The benefits of screening and availability of treatment for CMV are strongly supported by evidence already. Babies with CMV who are caught early can access early treatment – which includes anything from anti-viral medication, to early intervention services, to long term hearing and vision monitoring. Since 90% of symptomatic babies are missed at birth, universal screening would help identify both symptomatic babies who may benefit from medication, and also asymptomatic babies who are at higher risk of hearing loss in childhood. No brainer (in my humble opinion)!

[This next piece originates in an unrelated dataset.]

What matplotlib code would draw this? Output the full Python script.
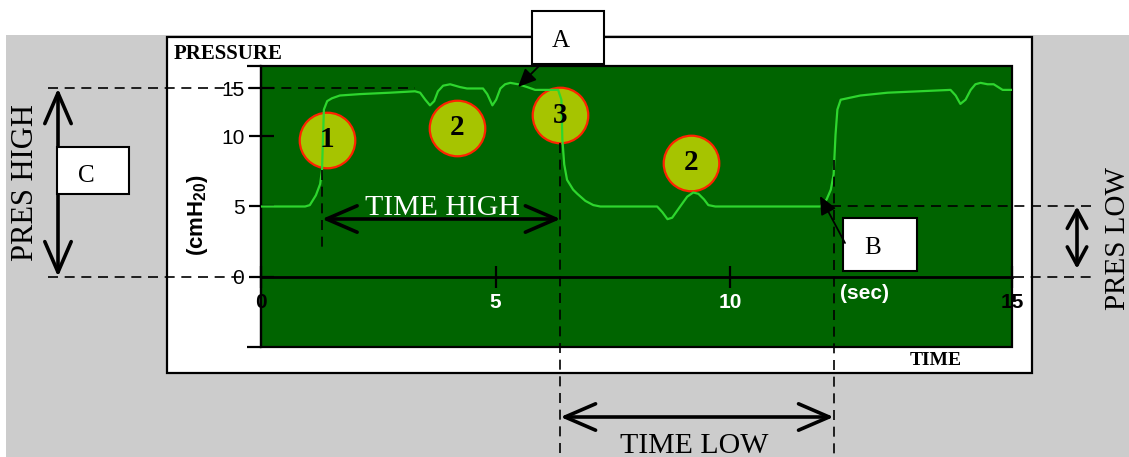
import matplotlib
matplotlib.use('Agg')
import matplotlib.pyplot as plt
from matplotlib.patches import Rectangle, FancyArrowPatch

plt.rcParams['font.family'] = ['Liberation Sans', 'DejaVu Sans']
plt.rcParams['mathtext.fontset'] = 'custom'
plt.rcParams['mathtext.rm'] = 'Liberation Sans'
plt.rcParams['mathtext.bf'] = 'Liberation Sans:bold'

# ---------------- data ----------------
time_s = [0.00, 0.94, 1.04, 1.17, 1.26, 1.30, 1.32, 1.34, 1.41, 1.51, 1.68, 2.11, 2.75,
          3.28, 3.39, 3.50, 3.60, 3.69, 3.77, 3.88, 4.03, 4.24, 4.39, 4.73, 4.82, 4.93,
          5.01, 5.10, 5.20, 5.31, 5.48, 5.67, 5.84, 6.10, 6.33, 6.40, 6.42, 6.46, 6.52,
          6.65, 6.74, 6.91, 7.08, 7.23, 8.44, 8.55, 8.66, 8.76, 8.93, 9.08, 9.21, 9.32,
          9.44, 9.53, 9.68, 11.56, 11.92, 12.05, 12.14, 12.20, 12.24, 12.28, 12.35, 12.49,
          12.77, 13.35, 14.69, 14.80, 14.90, 15.01, 15.12, 15.22, 15.33, 15.48, 15.61,
          15.80, 15.99]
pressure = [5.0, 5.0, 5.1, 5.8, 6.6, 7.6, 9.8, 11.9, 12.5, 12.7, 12.9, 13.0, 13.1,
            13.2, 13.1, 12.6, 12.2, 12.5, 13.2, 13.6, 13.7, 13.5, 13.4, 13.4, 13.0, 12.2,
            12.6, 13.4, 13.7, 13.8, 13.7, 13.5, 13.3, 13.3, 13.3, 12.6, 9.8, 8.0, 6.9,
            6.2, 5.9, 5.4, 5.1, 5.0, 5.0, 4.6, 4.1, 4.2, 5.0, 5.7, 6.0, 5.9,
            5.5, 5.1, 5.0, 5.0, 5.0, 5.5, 6.2, 7.3, 10.1, 11.9, 12.6, 12.7,
            12.9, 13.1, 13.3, 12.9, 12.3, 12.6, 13.3, 13.7, 13.8, 13.7, 13.7,
            13.3, 13.3]

x_ticks = [0, 5, 10, 16]
x_tick_labels = ['0', '5', '10', '15']
x_tick_colors = ['black', 'white', 'white', 'black']
y_ticks = [0, 5, 10, 13.4]
y_tick_labels = ['0', '5', '10', '15']

p_high = 13.4
p_low = 5.0
t_high_start = 1.30
t_high_end = 6.38
t_low_end = 12.20

circle_t = [1.41, 4.18, 6.38, 9.17]
circle_p = [9.74, 10.6, 11.5, 8.1]
circle_labels = ['1', '2', '3', '2']

# ---------------- figure ----------------
W, H = 1129, 457
fig = plt.figure(figsize=(W / 100, H / 100), dpi=100)
fig.patch.set_facecolor('white')

SERIF = ['Liberation Serif', 'DejaVu Serif']


def frac(x0, y0, x1, y1):
    return [x0 / W, 1 - y1 / H, (x1 - x0) / W, (y1 - y0) / H]


bg = fig.add_axes([0, 0, 1, 1], zorder=0)
bg.set_xlim(0, W)
bg.set_ylim(H, 0)
bg.axis('off')
bg.add_patch(Rectangle((6, 35), W - 6, H - 35, fc='#cccccc', ec='none'))
bg.add_patch(Rectangle((167, 37), 865, 336, fc='white', ec='black', lw=1.6))
bg.text(174, 59, 'PRESSURE', family=SERIF, weight='bold', fontsize=15, va='baseline')
bg.text(936, 365, 'TIME', family=SERIF, weight='bold', fontsize=14,
        ha='center', va='baseline')
bg.text(198, 215, r'$\mathbf{(cmH_{20})}$', rotation=90, fontsize=16,
        ha='center', va='center')

ax = fig.add_axes(frac(261, 66, 1012, 347), zorder=1)
ax.set_facecolor('#006400')
ax.set_xlim(0, 16)
ax.set_ylim(-5, 15)
for s in ['top', 'right']:
    ax.spines[s].set_visible(False)
ax.spines['bottom'].set_position(('data', 0))
ax.spines['bottom'].set_linewidth(2)
ax.spines['left'].set_linewidth(1.6)
ax.add_patch(Rectangle((0, 0), 1, 1, transform=ax.transAxes, fill=False,
                       ec='black', lw=1.6, clip_on=False, zorder=3))

ax.set_xticks(x_ticks)
ax.set_xticklabels(x_tick_labels, fontsize=15, fontweight='bold')
for lab, c in zip(ax.get_xticklabels(), x_tick_colors):
    lab.set_color(c)
ax.tick_params(axis='x', direction='inout', length=16, width=1.6, pad=4)
ax.set_yticks(y_ticks)
ax.set_yticklabels(y_tick_labels, fontsize=15)
ax.tick_params(axis='y', direction='inout', length=18, width=1.6, pad=3)
ax.set_yticks([-5, 15], minor=True)
ax.tick_params(axis='y', which='minor', direction='out', length=10, width=1.6)
ax.text(12.85, -0.55, '(sec)', color='white', fontsize=15, fontweight='bold',
        ha='center', va='top')

ax.scatter(circle_t, circle_p, s=1600, facecolor='#a6c400', edgecolor='#ff2200',
           linewidth=1.6, zorder=4)
ax.plot(time_s, pressure, color='#2ed62e', lw=1.6, zorder=5)
for t, p, lab in zip(circle_t, circle_p, circle_labels):
    ax.text(t, p, lab, family=SERIF, weight='bold', fontsize=21, ha='center',
            va='center', color='black', zorder=6)

# ---------------- overlay annotations ----------------
ov = fig.add_axes([0, 0, 1, 1], zorder=2)
ov.set_xlim(0, W)
ov.set_ylim(H, 0)
ov.axis('off')


def to_px(t, p):
    return ov.transData.inverted().transform(ax.transData.transform((t, p)))


dash = dict(color='black', lw=1.2, linestyle=(0, (6, 4)))
xh, yh = to_px(3.28, p_high)
ov.plot([48, xh], [yh, yh], **dash)
x_left, y0 = to_px(0, 0)
ov.plot([48, 247], [y0, y0], **dash)
x_right, _ = to_px(16, 0)
ov.plot([x_right + 2, 1095], [y0, y0], **dash)
xl, yl = to_px(12.14, p_low)
ov.plot([xl, 1095], [yl, yl], **dash)

xa, ya = to_px(t_high_start, 7.6)
_, yb = to_px(t_high_start, 2.1)
ov.plot([xa, xa], [ya, yb], **dash)
xb, ya = to_px(t_high_end, 9.5)
ov.plot([xb, xb], [ya, H], **dash)
xc, ya = to_px(t_low_end, 8.3)
ov.plot([xc, xc], [ya, H], **dash)


def dbl(p0, p1, hl, hw, lw=2.6):
    ov.add_patch(FancyArrowPatch(p0, p1,
                                 arrowstyle=f'<->,head_length={hl},head_width={hw}',
                                 mutation_scale=1, lw=lw, color='black',
                                 shrinkA=0, shrinkB=0))


dbl((xa, 219), (xb, 219), 22, 9.5)
dbl((xb, 417), (xc, 417), 22, 9.5)
dbl((58, yh), (58, y0), 22, 9.5)
dbl((1077, yl), (1077, y0 - 8), 13, 7)

ov.text((xa + xb) / 2 + 1, 215, 'TIME HIGH', family=SERIF, fontsize=21.5,
        color='white', ha='center', va='baseline')
ov.text((xb + xc) / 2 - 3, 453, 'TIME LOW', family=SERIF, fontsize=21.5,
        color='black', ha='center', va='baseline')
ov.text(33, 183, 'PRES HIGH', family=SERIF, fontsize=22, rotation=90,
        rotation_mode='anchor', ha='center', va='baseline')
ov.text(1125, 238, 'PRES LOW', family=SERIF, fontsize=21, rotation=90,
        rotation_mode='anchor', ha='center', va='baseline')

boxes = [((532, 11), 72, 53, 'A', (561, 47)),
         ((843, 218), 74, 53, 'B', (873, 254)),
         ((57, 147), 72, 47, 'C', (86, 182))]
for (bx, by), bw, bh, lab, (tx, ty) in boxes:
    ov.add_patch(Rectangle((bx, by), bw, bh, fc='white', ec='black', lw=1.5))
    ov.text(tx, ty, lab, family=SERIF, fontsize=18, ha='center', va='baseline')


def pointer(p0, p1):
    ov.add_patch(FancyArrowPatch(p0, p1,
                                 arrowstyle='-|>,head_length=11,head_width=5',
                                 mutation_scale=1, lw=1.3, color='black',
                                 shrinkA=0, shrinkB=0))


pointer((541, 64), (518, 87))
pointer((845, 243), (820, 196))

fig.savefig('out.png', dpi=100)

The availability of a “perfect” screening test is the area where the data has been lacking – BUT also the area with a lot of exciting developments on the horizon. Now I’m no microbiologist and am far from fluent in the nitty-gritty of CMV screening tests, but I’ll share with you my understanding of what constitutes a good CMV screening test. First, it has to be really sensitive, meaning that the test has to detect a high percentage of babies with the condition. Second, the test needs to be able to be run quickly and/or in big batches  – screening a lot of babies means running a lot of tests. Third, it needs to be affordable, ideally <$50 per test (less is better). To date, urine and saliva CMV tests have been found to be highly sensitive, and as result are used in many hospitals around the country. Saliva and urine tests require different samples than the typical heel poke test, also referred to as the Dried Blood Spot (DBS). In the past, DBS tests for CMV have not been sensitive enough, meaning babies with CMV would be missed if we screened for CMV this way.

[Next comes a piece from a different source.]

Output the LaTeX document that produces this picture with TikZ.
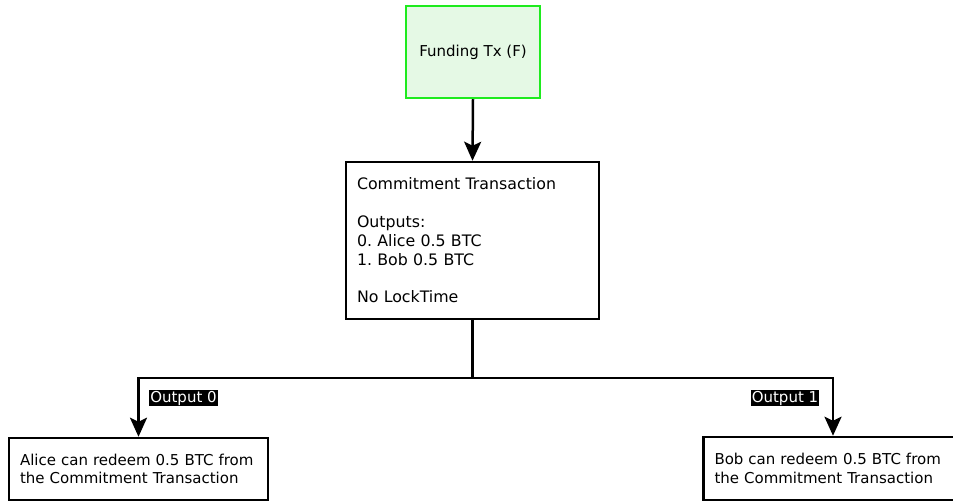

Ongoing studies by the CDC and University of Minnesota are testing universal CMV screening using saliva, urine and DBS. Preliminary data has been encouraging from all three mediums. In addition, several new CMV tests are being developed by medical diagnostic companies (I’m sworn to secrecy, so you’ll have to just trust me on this one) that are highly sensitive and can be run in big batches. Additionally, there is incoming data from the successful, province-wide universal CMV screening happening in Ontario right now. These studies will provide us with data to strengthen our RUSP application.

After the package is resubmitted, it will be reviewed by committees made up of some of our nation’s top public health and pediatric scientists. Their jobs are to look at the entire public health landscape of a condition and evaluate the existing evidence as to whether newborn screening may be helpful and feasible. They examine what is known about the condition, but also what is unknown, often requesting additional details, data or perspectives. Like much of science, the process of a RUSP nomination should not be done hastily; the inclusion of a new condition, like CMV, requires careful and measured consideration of the available data, which takes time. Afterall, we want the best review of the evidence for CMV’s inclusion on the RUSP, and for that we’ve got to be patient (easier said than done).

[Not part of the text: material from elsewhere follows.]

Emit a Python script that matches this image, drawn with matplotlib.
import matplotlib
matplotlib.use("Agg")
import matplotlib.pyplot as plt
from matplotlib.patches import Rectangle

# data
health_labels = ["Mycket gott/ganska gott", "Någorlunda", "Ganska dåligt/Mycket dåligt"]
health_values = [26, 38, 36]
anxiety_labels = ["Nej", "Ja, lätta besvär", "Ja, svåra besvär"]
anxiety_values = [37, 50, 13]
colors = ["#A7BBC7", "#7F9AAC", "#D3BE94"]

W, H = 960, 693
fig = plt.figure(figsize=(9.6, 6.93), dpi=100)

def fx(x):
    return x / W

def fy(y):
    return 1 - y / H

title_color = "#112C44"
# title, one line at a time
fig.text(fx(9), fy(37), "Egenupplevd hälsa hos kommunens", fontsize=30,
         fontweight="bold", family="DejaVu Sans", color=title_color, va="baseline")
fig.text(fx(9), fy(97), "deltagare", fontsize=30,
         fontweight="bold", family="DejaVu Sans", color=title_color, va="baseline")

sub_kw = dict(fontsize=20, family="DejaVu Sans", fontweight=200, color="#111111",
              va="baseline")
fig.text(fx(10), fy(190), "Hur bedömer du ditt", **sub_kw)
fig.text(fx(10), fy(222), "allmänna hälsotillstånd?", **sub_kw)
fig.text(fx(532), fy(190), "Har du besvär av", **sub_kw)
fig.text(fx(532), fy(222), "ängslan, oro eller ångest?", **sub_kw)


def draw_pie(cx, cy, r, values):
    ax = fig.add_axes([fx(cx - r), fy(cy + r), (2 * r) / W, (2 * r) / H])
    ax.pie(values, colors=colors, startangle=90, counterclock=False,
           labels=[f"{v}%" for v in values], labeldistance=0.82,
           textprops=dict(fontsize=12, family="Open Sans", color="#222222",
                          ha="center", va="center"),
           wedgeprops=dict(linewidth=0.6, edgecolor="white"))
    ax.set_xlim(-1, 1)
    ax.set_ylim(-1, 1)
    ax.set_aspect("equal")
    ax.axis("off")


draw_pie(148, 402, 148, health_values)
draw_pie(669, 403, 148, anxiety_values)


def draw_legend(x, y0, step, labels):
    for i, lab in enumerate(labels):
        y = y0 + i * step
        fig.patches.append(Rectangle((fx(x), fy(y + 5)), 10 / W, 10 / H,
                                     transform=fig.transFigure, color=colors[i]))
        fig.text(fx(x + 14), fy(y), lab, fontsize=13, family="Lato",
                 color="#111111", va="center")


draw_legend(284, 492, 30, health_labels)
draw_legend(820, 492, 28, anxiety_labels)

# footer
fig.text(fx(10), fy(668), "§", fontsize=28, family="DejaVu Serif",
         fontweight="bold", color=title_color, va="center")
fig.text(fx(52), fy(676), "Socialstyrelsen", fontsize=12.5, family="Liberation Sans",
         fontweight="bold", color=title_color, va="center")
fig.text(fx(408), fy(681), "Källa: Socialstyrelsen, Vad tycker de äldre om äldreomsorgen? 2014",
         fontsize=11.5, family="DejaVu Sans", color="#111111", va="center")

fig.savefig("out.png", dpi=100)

I believe that the Advisory Committee on Heritable Disorders in Newborns and Children is made up of members dedicated to improving child health through newborn screening – they are not out to work against us. In order to convince Public Health scientists that CMV needs to be included on the RUSP, we need to speak their language – which is data, hard evidence and facts.

For many of us, at times it can be challenging to separate the science from the emotions and experiences driving our desire for universal screening. It took several months for my daughter to be diagnosed with CMV; she missed out on a critical window for anti-viral treatment. I will always be sad (and somewhat bitter, let’s be honest) wondering about how things may have been different if she’d been diagnosed at birth. While the mom in me wants to tell my daughter’s story to anyone who will listen to try to convince them to add CMV to the RUSP, the clinician-scientist in me knows that while feelings and individual stories can help present a strong case, evidence-based data is often the primary driver in these decisions. And we’ve got a plan for that.

~ Dr. Megan Pesch is a developmental pediatrician and researcher from Ann Arbor, Michigan where she lives with her husband and three daughters.